I am not clingy or possessive and come across as quite confident (outwardly) and make friends easily and have had a wide circle of friends and have known them for years.

It is only lately that this is really praying on my mind. My parents never did compliments. I DO modify my behaviour and always smooth things over with friends if they fall out.

Today at work I really had to stand up for myself with some underhanded bullying from two colleagues who are trying to undermine me and have brought another colleague to breakdown level.

Rambling now - but today brought it home to me that I aim to please always and today I thought fuck it. I am not going to please and smooth over this you are going to get it straight back and I was stunned when this woman backed down and apologised.

Have I finally grown up?

OP posts:
MrsMangoBiscuit · 26/06/2013 16:22

Good for you standing up to those bullies! Pretty certain you can't end up as a mad old bat in an attic if you can make bullies apologise! Grin

redrubyshoes · 26/06/2013 16:32

Being tough and well 'ard was never my forte. Wink

OP posts:
something2say · 26/06/2013 17:09

Gosh. For me there are two issues.

One. Your Dad was wrong to say what he did. If I were you I would create a new association with that. Whenever you think of it, think next 'poor old Dad, I love him but he was wrong there.
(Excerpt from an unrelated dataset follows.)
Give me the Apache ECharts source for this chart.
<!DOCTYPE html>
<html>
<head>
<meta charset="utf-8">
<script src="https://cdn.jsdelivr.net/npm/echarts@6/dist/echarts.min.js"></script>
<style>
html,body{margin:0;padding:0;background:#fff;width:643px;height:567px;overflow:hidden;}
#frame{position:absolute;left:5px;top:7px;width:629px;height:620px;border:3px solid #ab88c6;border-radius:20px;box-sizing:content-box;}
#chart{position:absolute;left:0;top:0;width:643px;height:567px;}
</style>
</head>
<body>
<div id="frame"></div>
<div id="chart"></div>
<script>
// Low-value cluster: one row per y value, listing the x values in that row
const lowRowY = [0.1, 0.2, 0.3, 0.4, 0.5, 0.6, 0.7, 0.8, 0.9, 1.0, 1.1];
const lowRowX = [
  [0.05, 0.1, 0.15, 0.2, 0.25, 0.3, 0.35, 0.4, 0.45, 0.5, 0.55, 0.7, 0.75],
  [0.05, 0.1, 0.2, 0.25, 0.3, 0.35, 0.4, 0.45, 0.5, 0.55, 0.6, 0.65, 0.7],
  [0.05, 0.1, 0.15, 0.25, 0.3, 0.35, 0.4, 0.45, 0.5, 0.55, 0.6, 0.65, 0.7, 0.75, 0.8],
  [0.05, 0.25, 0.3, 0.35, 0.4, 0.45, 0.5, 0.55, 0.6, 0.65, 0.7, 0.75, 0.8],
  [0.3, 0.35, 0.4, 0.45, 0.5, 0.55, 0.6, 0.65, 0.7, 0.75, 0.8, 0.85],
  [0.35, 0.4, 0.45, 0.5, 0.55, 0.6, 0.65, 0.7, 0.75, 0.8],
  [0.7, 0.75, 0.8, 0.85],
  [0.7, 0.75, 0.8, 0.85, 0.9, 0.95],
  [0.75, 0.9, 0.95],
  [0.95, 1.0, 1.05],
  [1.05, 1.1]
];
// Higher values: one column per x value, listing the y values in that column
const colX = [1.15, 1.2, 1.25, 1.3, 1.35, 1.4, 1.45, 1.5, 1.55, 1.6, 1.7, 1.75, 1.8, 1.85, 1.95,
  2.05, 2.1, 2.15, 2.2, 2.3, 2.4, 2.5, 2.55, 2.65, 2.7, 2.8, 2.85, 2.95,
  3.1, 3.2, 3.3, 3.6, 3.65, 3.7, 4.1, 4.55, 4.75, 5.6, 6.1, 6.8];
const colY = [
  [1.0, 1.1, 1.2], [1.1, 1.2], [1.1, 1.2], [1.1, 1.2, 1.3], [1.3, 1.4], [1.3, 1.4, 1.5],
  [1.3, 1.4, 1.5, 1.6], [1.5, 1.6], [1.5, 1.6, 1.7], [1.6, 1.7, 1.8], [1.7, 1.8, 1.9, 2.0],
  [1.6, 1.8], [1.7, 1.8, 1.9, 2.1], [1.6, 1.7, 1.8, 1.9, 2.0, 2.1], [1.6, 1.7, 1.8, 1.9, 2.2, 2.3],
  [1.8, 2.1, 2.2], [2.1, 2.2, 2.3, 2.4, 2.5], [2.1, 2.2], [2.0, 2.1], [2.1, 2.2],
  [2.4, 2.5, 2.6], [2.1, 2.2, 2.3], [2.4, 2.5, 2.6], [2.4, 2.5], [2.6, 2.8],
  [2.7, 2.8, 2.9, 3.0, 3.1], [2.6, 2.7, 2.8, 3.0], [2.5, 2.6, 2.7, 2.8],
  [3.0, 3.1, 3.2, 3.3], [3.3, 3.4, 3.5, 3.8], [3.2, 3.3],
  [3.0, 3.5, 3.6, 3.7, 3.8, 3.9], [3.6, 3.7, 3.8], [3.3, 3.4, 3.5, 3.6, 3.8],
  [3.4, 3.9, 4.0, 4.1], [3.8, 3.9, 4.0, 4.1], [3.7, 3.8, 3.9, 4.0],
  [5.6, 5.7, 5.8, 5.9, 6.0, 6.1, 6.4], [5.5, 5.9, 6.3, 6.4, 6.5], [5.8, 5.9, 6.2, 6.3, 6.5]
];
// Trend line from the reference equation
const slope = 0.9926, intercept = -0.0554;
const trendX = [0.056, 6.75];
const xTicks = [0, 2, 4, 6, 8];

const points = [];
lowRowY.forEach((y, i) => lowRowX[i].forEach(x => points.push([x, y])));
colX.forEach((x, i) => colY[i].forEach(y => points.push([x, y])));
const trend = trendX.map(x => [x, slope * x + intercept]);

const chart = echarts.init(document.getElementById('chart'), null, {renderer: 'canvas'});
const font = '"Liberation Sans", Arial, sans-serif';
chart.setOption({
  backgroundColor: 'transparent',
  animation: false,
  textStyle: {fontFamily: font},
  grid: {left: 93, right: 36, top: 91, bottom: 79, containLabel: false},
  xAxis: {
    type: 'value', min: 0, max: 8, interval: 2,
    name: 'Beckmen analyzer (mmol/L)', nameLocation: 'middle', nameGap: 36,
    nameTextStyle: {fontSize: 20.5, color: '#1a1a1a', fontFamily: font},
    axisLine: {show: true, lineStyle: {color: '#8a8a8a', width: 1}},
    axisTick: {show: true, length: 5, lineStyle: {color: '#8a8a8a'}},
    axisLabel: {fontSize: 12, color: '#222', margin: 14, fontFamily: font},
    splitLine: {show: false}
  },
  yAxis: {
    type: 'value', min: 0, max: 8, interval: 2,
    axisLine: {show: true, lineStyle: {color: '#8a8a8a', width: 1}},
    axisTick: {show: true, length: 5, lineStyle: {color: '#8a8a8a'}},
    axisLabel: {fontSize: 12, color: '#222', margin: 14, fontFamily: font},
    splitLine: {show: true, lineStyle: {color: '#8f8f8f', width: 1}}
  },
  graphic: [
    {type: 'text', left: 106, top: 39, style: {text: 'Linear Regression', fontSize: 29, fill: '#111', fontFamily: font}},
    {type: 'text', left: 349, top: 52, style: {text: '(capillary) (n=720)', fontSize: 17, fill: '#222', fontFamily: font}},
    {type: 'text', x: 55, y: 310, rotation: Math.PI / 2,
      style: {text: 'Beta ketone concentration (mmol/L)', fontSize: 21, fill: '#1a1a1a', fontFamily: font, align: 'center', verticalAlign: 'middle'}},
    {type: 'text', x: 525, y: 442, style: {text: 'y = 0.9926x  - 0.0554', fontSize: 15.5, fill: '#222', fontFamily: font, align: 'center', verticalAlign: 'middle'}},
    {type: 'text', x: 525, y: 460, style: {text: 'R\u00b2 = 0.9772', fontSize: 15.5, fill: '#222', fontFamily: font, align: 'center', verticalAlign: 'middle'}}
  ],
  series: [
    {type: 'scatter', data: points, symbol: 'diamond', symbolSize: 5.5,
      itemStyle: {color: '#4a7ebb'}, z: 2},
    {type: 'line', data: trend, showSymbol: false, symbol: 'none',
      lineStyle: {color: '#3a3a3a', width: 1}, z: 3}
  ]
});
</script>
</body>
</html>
I am loved and loving, normal and happy' or something else. Maybe spend some time doing positive affirmations about yourself and your life.

Two. The sticking up for yourself issue. It is fine to be kind and assertive and stand up for yourself. It is not always pleasant to have to do it, and it goes round nd round your mind for a bit afterwards, but we all have to do it from time to time, so learn how to and then use that skill when required. All safe adults have to do this, welcome to the fold xx be wise but it is ok to be powerful and strong in the right circumstances x

redrubyshoes · 26/06/2013 17:37

Something

You just made me cry with being so bloody right. I have always backed down from confrontations and 'smoothed over' the incident.

My lovely colleague is soo overworked and I try to help (school with VERY difficult children) but this woman has pushed her over the edge and she is on the verge/having a nervous breakdown.

I stepped in (selfishly) to stand up for me and for her.

I just realised today that was the first time I looked someone in the eye and stood my ground. I was shaking afterwards but I did it. I am so bloody astonished it was so easy but now I am thinking 'I am turning into one of them?'

Bugger I am in a bit of a no man's land here.

OP posts:
something2say · 26/06/2013 17:44

One of whom? A bloody minded madam who stands up against wrongdoing?

There's labelling in there......where did it come from? Societal norms? Family positioning? Gender norms?

And what might be the perceived desire of those who want you to stay quiet, placid, silent?

Exactly. Have a good think all round the issue but it all points to one place. You do have to stand up against things at times, and sometimes completely alone in a room full of nay Sayers. And doing so is not wrong.

X

conantg · 26/06/2013 17:56

You have truly done the right thing in standing up to these people. And it does not turn you into one of "them". There is a difference between aggression and assertiveness. You have been assertive and WELL DONE YOU!! (waves pompoms, cheers etc) !!!